French tiremaker Michelin and US rival Goodyear are closing or downsizing their German plants. Maria Rottger, regional chief for Michelin, told Bloomberg that costs are too high for German exporters to thrive. “Despite the motivation of our employees, we have arrived at a point where we can’t export truck tires from Germany at competitive prices. If Germany can’t export competitively in the international context, the country loses one of its biggest strengths.”
German Finance Minister acknowledged the crisis at a Bloomberg conference earlier this month. “We are no longer competitive,” he said. “We are getting poorer because we have no growth. We are falling behind.”
The German economy contracted in last year’s fourth quarter. A study by consulting firm Alvarez & Marsal found that 15% of German companies are in “distress,” meaning they have weak balance sheets. Germany’s distress rate increased from last year’s level of 9% and is the highest in Europe, the firm said.
Russian President Vladimir Putin said in December that Western nations are “playing the fool” by seeking Russia’s collapse, to the detriment of their own people, rather than serving their own interests through economic cooperation.
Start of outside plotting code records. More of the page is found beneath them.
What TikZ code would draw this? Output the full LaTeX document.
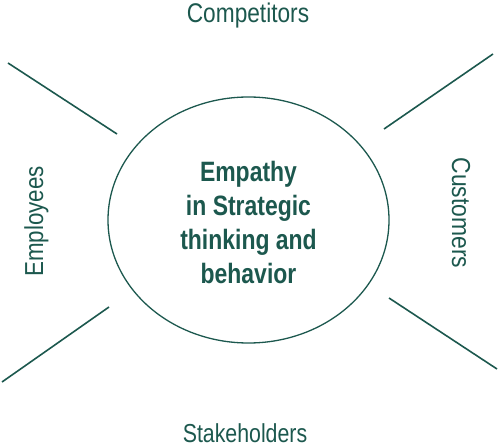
\documentclass[tikz,border=0pt]{standalone}
\usepackage{fontspec}
\setmainfont{Liberation Sans}
\usetikzlibrary{shapes.geometric}
\definecolor{teal1}{RGB}{28,88,78}
\newcommand{\narrow}[2][0.84]{\scalebox{#1}[1]{#2}}
\begin{document}
\begin{tikzpicture}[x=1pt,y=-1pt,
  lbl/.style={text=teal1,inner sep=0pt,font=\fontsize{26}{30}\selectfont,anchor=base},
  spoke/.style={draw=teal1,line width=1.6pt}]
\useasboundingbox (0,0) rectangle (500,446);
\node[draw=teal1,line width=1.3pt,ellipse,minimum width=281pt,minimum height=246pt,inner sep=0pt] (c) at (248.5,220) {};
\node[text=teal1,align=center,inner sep=0pt,font=\bfseries\fontsize{28}{34}\selectfont] (t) at (248.5,222)
  {\narrow[0.82]{Empathy}\\\narrow[0.82]{in Strategic}\\\narrow[0.82]{thinking and}\\\narrow[0.82]{behavior}};
\node[lbl,font=\fontsize{27}{30}\selectfont] (comp) at (248,23) {\narrow[0.84]{Competitors}};
\node[lbl] (stake) at (245,442) {\narrow[0.82]{Stakeholders}};
\node[lbl,rotate=90] (emp) at (43,221.5) {\narrow[0.86]{Employees}};
\node[lbl,rotate=-90] (cust) at (452,213) {\narrow[0.88]{Customers}};
\coordinate (ul1) at (8,63); \coordinate (ul2) at (117,134);
\coordinate (ur1) at (493,54); \coordinate (ur2) at (384,129);
\coordinate (ll1) at (109,307); \coordinate (ll2) at (2,382);
\coordinate (lr1) at (389,298); \coordinate (lr2) at (497,369);
\draw[spoke] (ul1) -- (ul2);
\draw[spoke] (ur1) -- (ur2);
\draw[spoke] (ll1) -- (ll2);
\draw[spoke] (lr1) -- (lr2);
\end{tikzpicture}
\end{document}
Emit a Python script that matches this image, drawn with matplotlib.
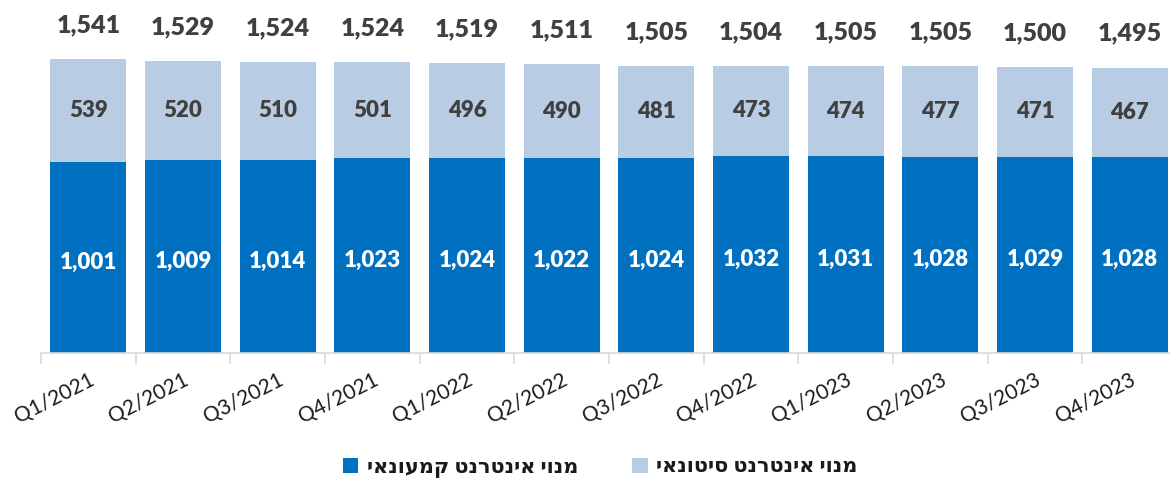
import matplotlib
matplotlib.use("Agg")
import matplotlib.pyplot as plt
import numpy as np

quarters = ["Q1/2021", "Q2/2021", "Q3/2021", "Q4/2021", "Q1/2022", "Q2/2022",
            "Q3/2022", "Q4/2022", "Q1/2023", "Q2/2023", "Q3/2023", "Q4/2023"]
retail = [1001, 1009, 1014, 1023, 1024, 1022, 1024, 1032, 1031, 1028, 1029, 1028]
wholesale = [539, 520, 510, 501, 496, 490, 481, 473, 474, 477, 471, 467]
totals = [1541, 1529, 1524, 1524, 1519, 1511, 1505, 1504, 1505, 1505, 1500, 1495]
retail_label = "מנוי אינטרנט קמעונאי"
wholesale_label = "מנוי אינטרנט סיטונאי"

def vis(s):
    # matplotlib has no bidi support: give visual (left-to-right) order
    return s[::-1]

plt.rcParams['font.family'] = ['Lato', 'DejaVu Sans']

dark = "#0070C0"
light = "#B8CCE4"
grey_txt = "#404040"

fig = plt.figure(figsize=(11.70, 4.83), dpi=100)
ax = fig.add_axes([41/1170, 1 - 353/483, (1177-41)/1170, 353/483])

x = np.arange(len(quarters))
b1 = ax.bar(x, retail, width=0.8, color=dark, label=vis(retail_label))
b2 = ax.bar(x, wholesale, width=0.8, bottom=retail, color=light, label=vis(wholesale_label))

for i in range(len(quarters)):
    ax.text(x[i], retail[i] / 2 - 25, f"{retail[i]:,}", ha='center', va='center',
            color='white', fontsize=16, fontweight='heavy')
    ax.text(x[i], retail[i] + wholesale[i] / 2, f"{wholesale[i]:,}", ha='center', va='center',
            color=grey_txt, fontsize=16, fontweight='heavy')
    ax.text(x[i], totals[i] + 178, f"{totals[i]:,}", ha='center', va='center',
            color=grey_txt, fontsize=18, fontweight='heavy')

ax.set_xlim(-0.5, len(quarters) - 0.5)
ax.set_ylim(0, 1850)
for s in ['top', 'right', 'left']:
    ax.spines[s].set_visible(False)
ax.spines['bottom'].set_color('#D9D9D9')
ax.spines['bottom'].set_linewidth(1.2)
ax.set_yticks([])
ax.set_xticks(x)
ax.set_xticklabels(quarters, rotation=27, ha='right', rotation_mode='anchor',
                   fontsize=15, color='#1a1a1a')
ax.tick_params(axis='x', which='major', length=0, pad=12)
ax.set_xticks(np.arange(-0.5, len(quarters), 1.0), minor=True)
ax.tick_params(axis='x', which='minor', length=8, color='#D9D9D9', width=1.2)

leg = fig.legend(handles=[b1, b2], loc='center', bbox_to_anchor=(600/1170, 1 - 467/483),
                 ncol=2, frameon=False, fontsize=15, handlelength=0.75, handleheight=0.75,
                 handletextpad=0.4, columnspacing=2.6)
for t in leg.get_texts():
    t.set_fontweight('bold')
    t.set_color('#1a1a1a')

fig.savefig("out.png", dpi=100)
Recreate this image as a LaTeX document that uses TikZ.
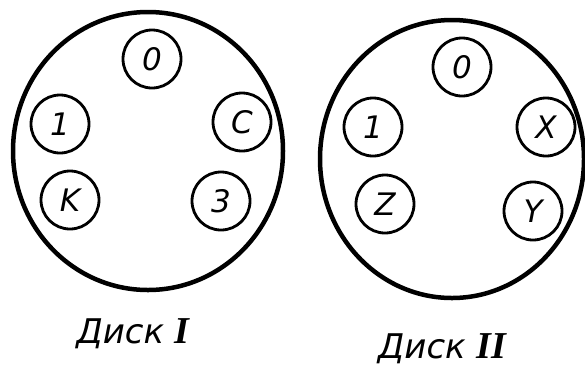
\documentclass[tikz,border=0pt]{standalone}
\usepackage{fontspec}
\setmainfont{DejaVu Sans}
\newfontfamily\romfont{Liberation Serif}
\begin{document}
\begin{tikzpicture}[x=1pt,y=-1pt,
  disk/.style={draw,line width=4.5pt},
  hole/.style={draw,circle,line width=2.8pt,minimum size=58pt,inner sep=0pt,font=\fontsize{31}{31}\selectfont\itshape},
  caption/.style={inner sep=0pt,anchor=base,font=\fontsize{34}{34}\selectfont\itshape}]
\useasboundingbox (0,0) rectangle (585,365);
% Disk I
\draw[disk] (148,151) ellipse [x radius=135, y radius=139];
\node[hole] (a0) at (152,59) {0};
\node[hole] (a1) at (60,124) {1};
\node[hole] (aC) at (242,122) {C};
\node[hole] (aK) at (70,200) {K};
\node[hole] (a3) at (221,201) {3};
\node[caption] (capI) at (133,343) {Диск {\romfont\bfseries\fontsize{38}{38}\selectfont I}};
% Disk II
\draw[disk] (452,159) ellipse [x radius=132, y radius=139];
\node[hole] (b0) at (462,67) {0};
\node[hole] (b1) at (373,127) {1};
\node[hole] (bX) at (546,127) {X};
\node[hole] (bZ) at (385,204) {Z};
\node[hole] (bY) at (533,211) {Y};
\node[caption] (capII) at (442,358) {Диск {\romfont\bfseries\fontsize{38}{38}\selectfont II}};
\end{tikzpicture}
\end{document}
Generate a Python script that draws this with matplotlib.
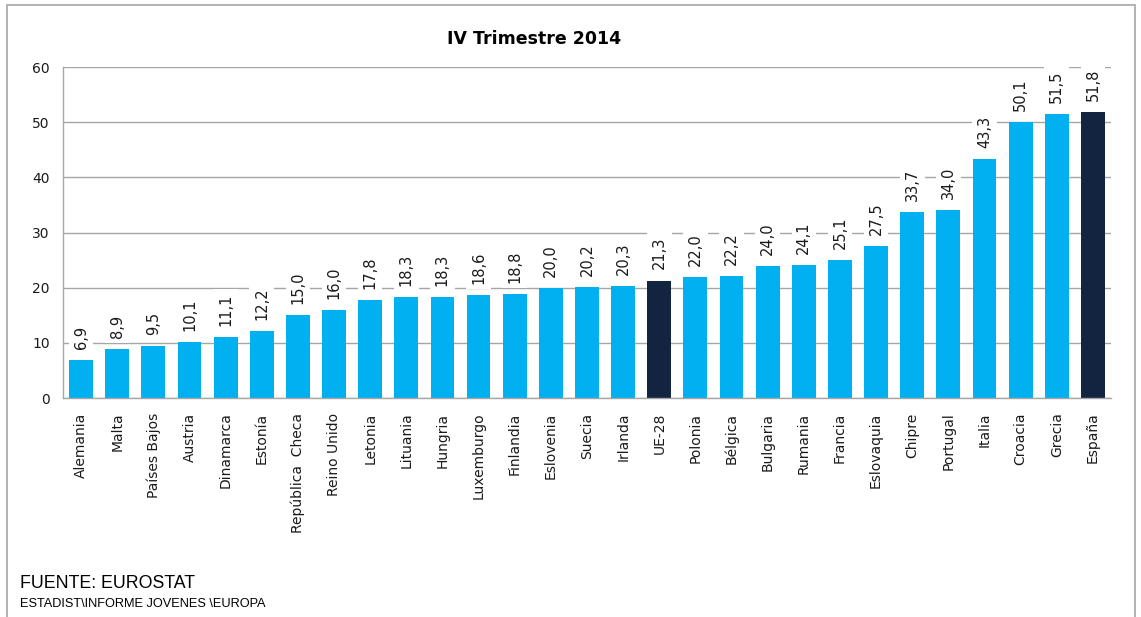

He has accused German leaders of foolishly hurting their own economy under US pressure and of silently accepting the bombings of the Nord Stream pipelines, which he blamed on the CIA.
Bloomberg said German manufacturers also have been hurt by crumbling infrastructure, an aging workforce, bureaucratic red tape, a weakening education system, and increased competition from China.
“You don’t have to be a pessimist to say that what we’re doing at the moment won’t be enough,” Volker Treier, foreign trade chief at the German Chambers of Commerce and Industry, told the outlet. “The speed of structural change is dizzying.”